(CNN) 薄汚れてしわくちゃになった紙幣はもうなくなる――イングランド銀行(英国中央銀行)がそんな見通しを発表している。
イングランド銀行の計画では、現行紙幣に代えて2016年から、合成樹脂のポリマーを素材とする新紙幣を導入することが決まっている。
16年にまずチャーチル元首相の肖像を印刷した5ポンドのポリマー紙幣を導入、続いて17年には小説家ジェーン・オースティンの肖像を描いた10ポンドのポリマー紙幣を発行する予定だ。
切り替えの背景には、ポリマー製の方が耐久性に富み、偽造しにくく、長い目でみると安上がりだという事情がある。同様の理由で、オーストラリアやカナダでは既に、ポリマー紙幣が採用されている。

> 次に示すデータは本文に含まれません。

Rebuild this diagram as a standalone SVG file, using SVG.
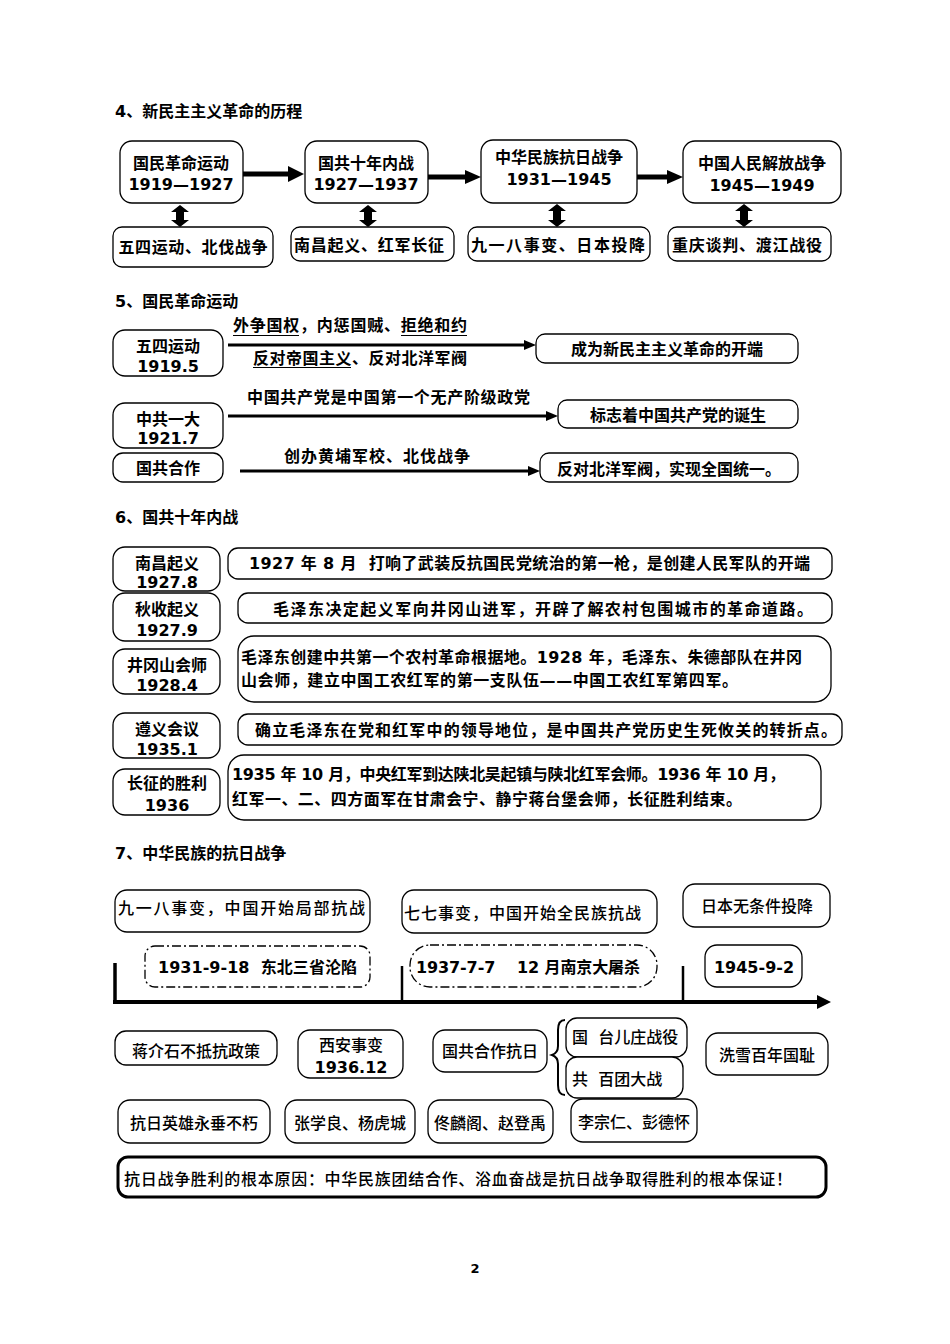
<svg xmlns="http://www.w3.org/2000/svg" width="950" height="1344" viewBox="0 0 950 1344">
<style>
.box{fill:#fff;stroke:#000;stroke-width:1.3}
.dd{fill:#fff;stroke:#000;stroke-width:1.3;stroke-dasharray:9 3 2 3}
.t{font-family:"DejaVu Sans","Noto Sans CJK SC",sans-serif;font-weight:bold;font-size:16px;fill:#000}
.m{font-weight:500}
.c{text-anchor:middle}
.h{font-size:16px}
.ln{stroke:#000;fill:none}
.ul{stroke:#000;stroke-width:1}
</style>
<rect width="950" height="1344" fill="#fff"/>

<!-- Section 4 -->
<text class="t h" x="115" y="117">4、新民主主义革命的历程</text>
<g id="n4-1"><rect class="box" x="120" y="141" width="123" height="62" rx="12"/><text class="t c" x="181" y="169">国民革命运动</text><text class="t c" x="181" y="190">1919—1927</text></g>
<g id="n4-2"><rect class="box" x="305" y="141" width="123" height="62" rx="12"/><text class="t c" x="366" y="169">国共十年内战</text><text class="t c" x="366" y="190">1927—1937</text></g>
<g id="n4-3"><rect class="box" x="481" y="140" width="156" height="63" rx="12"/><text class="t c" x="559" y="163">中华民族抗日战争</text><text class="t c" x="559" y="185">1931—1945</text></g>
<g id="n4-4"><rect class="box" x="683" y="141" width="158" height="62" rx="12"/><text class="t c" x="762" y="169">中国人民解放战争</text><text class="t c" x="762" y="191">1945—1949</text></g>
<g id="n4-5"><rect class="box" x="113" y="227" width="160" height="40" rx="9"/><text class="t c" x="193" y="253" textLength="149" lengthAdjust="spacing">五四运动、北伐战争</text></g>
<g id="n4-6"><rect class="box" x="291" y="227" width="163" height="34" rx="9"/><text class="t c" x="369" y="251" textLength="150" lengthAdjust="spacing">南昌起义、红军长征</text></g>
<g id="n4-7"><rect class="box" x="468" y="227" width="182" height="34" rx="9"/><text class="t c" x="558" y="251" textLength="174" lengthAdjust="spacing">九一八事变、日本投降</text></g>
<g id="n4-8"><rect class="box" x="668" y="227" width="163" height="34" rx="9"/><text class="t c" x="747" y="251" textLength="150" lengthAdjust="spacing">重庆谈判、渡江战役</text></g>

<!-- Section 5 -->
<text class="t h" x="115" y="307">5、国民革命运动</text>
<g id="n5-1"><rect class="box" x="113" y="330" width="110" height="46" rx="12"/><text class="t c" x="168" y="352">五四运动</text><text class="t c" x="168" y="372">1919.5</text></g>
<g id="n5-2"><rect class="box" x="113" y="403" width="110" height="45" rx="12"/><text class="t c" x="168" y="425">中共一大</text><text class="t c" x="168" y="444">1921.7</text></g>
<g id="n5-3"><rect class="box" x="113" y="453" width="110" height="29" rx="10"/><text class="t c" x="168" y="474">国共合作</text></g>
<g id="n5-4"><rect class="box" x="536" y="334" width="262" height="29" rx="9"/><text class="t c" x="667" y="355">成为新民主主义革命的开端</text></g>
<g id="n5-5"><rect class="box" x="558" y="400" width="240" height="28" rx="9"/><text class="t c" x="678" y="421">标志着中国共产党的诞生</text></g>
<g id="n5-6"><rect class="box" x="540" y="453" width="258" height="29" rx="9"/><text class="t c" x="669" y="475">反对北洋军阀，实现全国统一。</text></g>
<text class="t" x="233" y="331" textLength="234" lengthAdjust="spacing">外争国权，内惩国贼、拒绝和约</text>
<line class="ul" x1="233" y1="335.5" x2="299" y2="335.5"/>
<line class="ul" x1="401" y1="335.5" x2="467" y2="335.5"/>
<text class="t" x="253" y="364" textLength="214" lengthAdjust="spacing">反对帝国主义、反对北洋军阀</text>
<line class="ul" x1="253" y1="367.5" x2="351" y2="367.5"/>
<text class="t" x="247" y="403" textLength="283" lengthAdjust="spacing">中国共产党是中国第一个无产阶级政党</text>
<text class="t" x="284" y="462" textLength="186" lengthAdjust="spacing">创办黄埔军校、北伐战争</text>

<!-- Section 6 -->
<text class="t h" x="115" y="523">6、国共十年内战</text>
<g id="n6-1"><rect class="box" x="113" y="547" width="107" height="44" rx="12"/><text class="t c" x="167" y="569">南昌起义</text><text class="t c" x="167" y="588">1927.8</text></g>
<g id="n6-2"><rect class="box" x="113" y="593" width="107" height="48" rx="12"/><text class="t c" x="167" y="615">秋收起义</text><text class="t c" x="167" y="636">1927.9</text></g>
<g id="n6-3"><rect class="box" x="113" y="649" width="107" height="45" rx="12"/><text class="t c" x="167" y="671">井冈山会师</text><text class="t c" x="167" y="691">1928.4</text></g>
<g id="n6-4"><rect class="box" x="113" y="713" width="107" height="45" rx="12"/><text class="t c" x="167" y="735">遵义会议</text><text class="t c" x="167" y="755">1935.1</text></g>
<g id="n6-5"><rect class="box" x="113" y="769" width="107" height="46" rx="12"/><text class="t c" x="167" y="789">长征的胜利</text><text class="t c" x="167" y="811">1936</text></g>
<g id="n6-6"><rect class="box" x="228" y="548" width="604" height="31" rx="10"/><text class="t" x="249" y="569" xml:space="preserve" textLength="561" lengthAdjust="spacing">1927 年 8 月  打响了武装反抗国民党统治的第一枪，是创建人民军队的开端</text></g>
<g id="n6-7"><rect class="box" x="238" y="593" width="594" height="30" rx="10"/><text class="t" x="273" y="615" textLength="540" lengthAdjust="spacing">毛泽东决定起义军向井冈山进军，开辟了解农村包围城市的革命道路。</text></g>
<g id="n6-8"><rect class="box" x="238" y="636" width="593" height="66" rx="16"/><text class="t" x="241" y="663" textLength="561" lengthAdjust="spacing">毛泽东创建中共第一个农村革命根据地。1928 年，毛泽东、朱德部队在井冈</text><text class="t" x="241" y="686" textLength="497" lengthAdjust="spacing">山会师，建立中国工农红军的第一支队伍——中国工农红军第四军。</text></g>
<g id="n6-9"><rect class="box" x="238" y="714" width="604" height="31" rx="10"/><text class="t" x="255" y="736" textLength="582" lengthAdjust="spacing">确立毛泽东在党和红军中的领导地位，是中国共产党历史生死攸关的转折点。</text></g>
<g id="n6-10"><rect class="box" x="228" y="755" width="593" height="65" rx="16"/><text class="t" x="232" y="780" textLength="553" lengthAdjust="spacing">1935 年 10 月，中央红军到达陕北吴起镇与陕北红军会师。1936 年 10 月，</text><text class="t" x="232" y="805" textLength="510" lengthAdjust="spacing">红军一、二、四方面军在甘肃会宁、静宁蒋台堡会师，长征胜利结束。</text></g>

<!-- Section 7 -->
<text class="t h" x="115" y="859">7、中华民族的抗日战争</text>
<g id="n7-1"><rect class="box" x="115" y="890" width="255" height="42" rx="12"/><text class="t m" x="118" y="914" textLength="247" lengthAdjust="spacing">九一八事变，中国开始局部抗战</text></g>
<g id="n7-2"><rect class="box" x="402" y="890" width="255" height="43" rx="12"/><text class="t m" x="404" y="919" textLength="237" lengthAdjust="spacing">七七事变，中国开始全民族抗战</text></g>
<g id="n7-3"><rect class="box" x="683" y="884" width="147" height="43" rx="12"/><text class="t m c" x="757" y="912">日本无条件投降</text></g>
<g id="n7-4"><rect class="dd" x="145" y="946" width="225" height="41" rx="10"/><text class="t" x="158" y="973" xml:space="preserve" textLength="199" lengthAdjust="spacing">1931-9-18  东北三省沦陷</text></g>
<g id="n7-5"><rect class="dd" x="410" y="945" width="247" height="42" rx="20"/><text class="t" x="416" y="973" xml:space="preserve" textLength="224" lengthAdjust="spacing">1937-7-7    12 月南京大屠杀</text></g>
<g id="n7-6"><rect class="box" x="705" y="945" width="97" height="42" rx="12"/><text class="t c" x="754" y="973">1945-9-2</text></g>

<g id="n7-7"><rect class="box" x="115" y="1031" width="162" height="34" rx="11"/><text class="t m c" x="196" y="1057">蒋介石不抵抗政策</text></g>
<g id="n7-8"><rect class="box" x="298" y="1030" width="105" height="48" rx="12"/><text class="t m c" x="351" y="1051">西安事变</text><text class="t c" x="351" y="1073">1936.12</text></g>
<g id="n7-9"><rect class="box" x="433" y="1030" width="114" height="42" rx="12"/><text class="t m c" x="490" y="1057">国共合作抗日</text></g>
<g id="n7-10"><rect class="box" x="566" y="1018" width="121" height="39" rx="11"/><text class="t m" x="572" y="1043" xml:space="preserve">国  台儿庄战役</text></g>
<g id="n7-11"><rect class="box" x="566" y="1057" width="117" height="41" rx="11"/><text class="t m" x="572" y="1085" xml:space="preserve">共  百团大战</text></g>
<g id="n7-12"><rect class="box" x="706" y="1033" width="122" height="42" rx="12"/><text class="t m c" x="767" y="1061">洗雪百年国耻</text></g>
<g id="n7-13"><rect class="box" x="118" y="1100" width="152" height="43" rx="12"/><text class="t m c" x="194" y="1129">抗日英雄永垂不朽</text></g>
<g id="n7-14"><rect class="box" x="285" y="1100" width="130" height="43" rx="12"/><text class="t m c" x="350" y="1129">张学良、杨虎城</text></g>
<g id="n7-15"><rect class="box" x="428" y="1100" width="125" height="43" rx="12"/><text class="t m c" x="490" y="1129">佟麟阁、赵登禹</text></g>
<g id="n7-16"><rect class="box" x="571" y="1099" width="126" height="43" rx="12"/><text class="t m c" x="634" y="1128">李宗仁、彭德怀</text></g>
<g id="n7-17"><rect class="box" x="118" y="1157" width="708" height="40" rx="10" style="stroke-width:3"/><text class="t m" x="124" y="1185" textLength="668" lengthAdjust="spacing">抗日战争胜利的根本原因：中华民族团结合作、浴血奋战是抗日战争取得胜利的根本保证！</text></g>

<text class="t c" x="475" y="1273" style="font-size:13px">2</text>

<!-- Connectors -->
<g id="connectors">
  <line class="ln" x1="243" y1="174" x2="290" y2="174" stroke-width="5"/>
  <polygon points="288,166 304,174 288,182"/>
  <line class="ln" x1="428" y1="177" x2="467" y2="177" stroke-width="5"/>
  <polygon points="465,170 481,177 465,184"/>
  <line class="ln" x1="637" y1="177" x2="669" y2="177" stroke-width="5"/>
  <polygon points="667,170 683,177 667,184"/>
  <polygon points="180,205 189,212 184,212 184,220 189,220 180,227 171,220 176,220 176,212 171,212"/>
  <polygon points="368,205 377,212 372,212 372,220 377,220 368,227 359,220 364,220 364,212 359,212"/>
  <polygon points="557,204 566,211 561,211 561,220 566,220 557,227 548,220 553,220 553,211 548,211"/>
  <polygon points="744,204 753,211 748,211 748,220 753,220 744,227 735,220 740,220 740,211 735,211"/>
  <line class="ln" x1="228" y1="345" x2="526" y2="345" stroke-width="3"/>
  <polygon points="524,340 536,345 524,350"/>
  <line class="ln" x1="228" y1="416" x2="548" y2="416" stroke-width="3"/>
  <polygon points="546,411 558,416 546,421"/>
  <line class="ln" x1="240" y1="471" x2="530" y2="471" stroke-width="3"/>
  <polygon points="528,466 540,471 528,476"/>
  <line class="ln" x1="113" y1="1002" x2="820" y2="1002" stroke-width="4"/>
  <polygon points="817,995 831,1002 817,1009"/>
  <line class="ln" x1="115" y1="963" x2="115" y2="1004" stroke-width="3.5"/>
  <line class="ln" x1="402" y1="966" x2="402" y2="1002" stroke-width="2.5"/>
  <line class="ln" x1="683" y1="966" x2="683" y2="1002" stroke-width="2.5"/>
  <path class="ln" stroke-width="2" d="M565,1020 Q558,1020 558,1030 L558,1046 Q558,1053 552,1055 Q558,1057 558,1064 L558,1085 Q558,1095 565,1095"/>
</g>
</svg>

英国における紙幣流通の歴史は古く、300年以上の伝統がある。そんな中、最新のテクノロジー導入に踏み切った理由として、イングランド銀行の出納部門の責任者であるビクトリア・クリーランド氏は、まず偽造紙幣対策を挙げる。
ポリマー紙幣には、偽造紙幣対策として、特徴的な透かしが入っており、透明な窓のようにして向こう側を完全に見透かすことができる。
防犯性能の次に来る利点としてクリーランド氏が挙げるのは、耐久性だ。ポリマー紙幣は通常の紙幣に比べて2・5倍長持ちするとされており、洗濯機で洗っても印刷がにじむことはない。
この耐久性の良さから、切り替えにかかるコストを考慮に入れても、ポリマー紙幣を導入したほうが最終的には安上がりとなる。ポリマー紙幣の発行後10年で、最低でも1億ポンド(約174億円)の節約となる計算だという。
紙幣だけでなく硬貨についても、新テクノロジー導入の波が迫っている。英王立造幣局は今年3月、新1ポンド硬貨のデザインを公表。最新の偽造対策テクノロジーを埋め込んだ硬貨を新たに導入する計画を発表した。
現状の1ポンド硬貨は30年以上にわたって使用されているが、年々巧妙化する偽造技術に対して脆弱(ぜいじゃく)になってきており、現在の流通量の3%、数にして4500万個の硬貨が偽造されたものだという。
英王立造幣局の流通担当ディレクター、アンドリュー・ミルズ氏は、「現在、硬貨に使われている電磁署名は時間がたつと摩耗してしまい、偽造硬貨の判別が難しくなる」と話す。そこで、17年から導入される予定の新1ポンド硬貨には、代わりに「統合セキュリティー識別システム」(ISIS)と呼ばれるテクノロジーが応用される。
ISISは、紙幣に導入されて既に20年が経過したシステムで、一般の利用者や自動販売機のオペレーター、小売り業者や銀行システム運営者など、硬貨の流通に携わるさまざまな人々を偽造の被害から守ることにつながるのではないかと期待されている。
まもなく現金は消えるだろうとの声も多いが、当分、プラスチックの形で現金が残ることになりそうだ。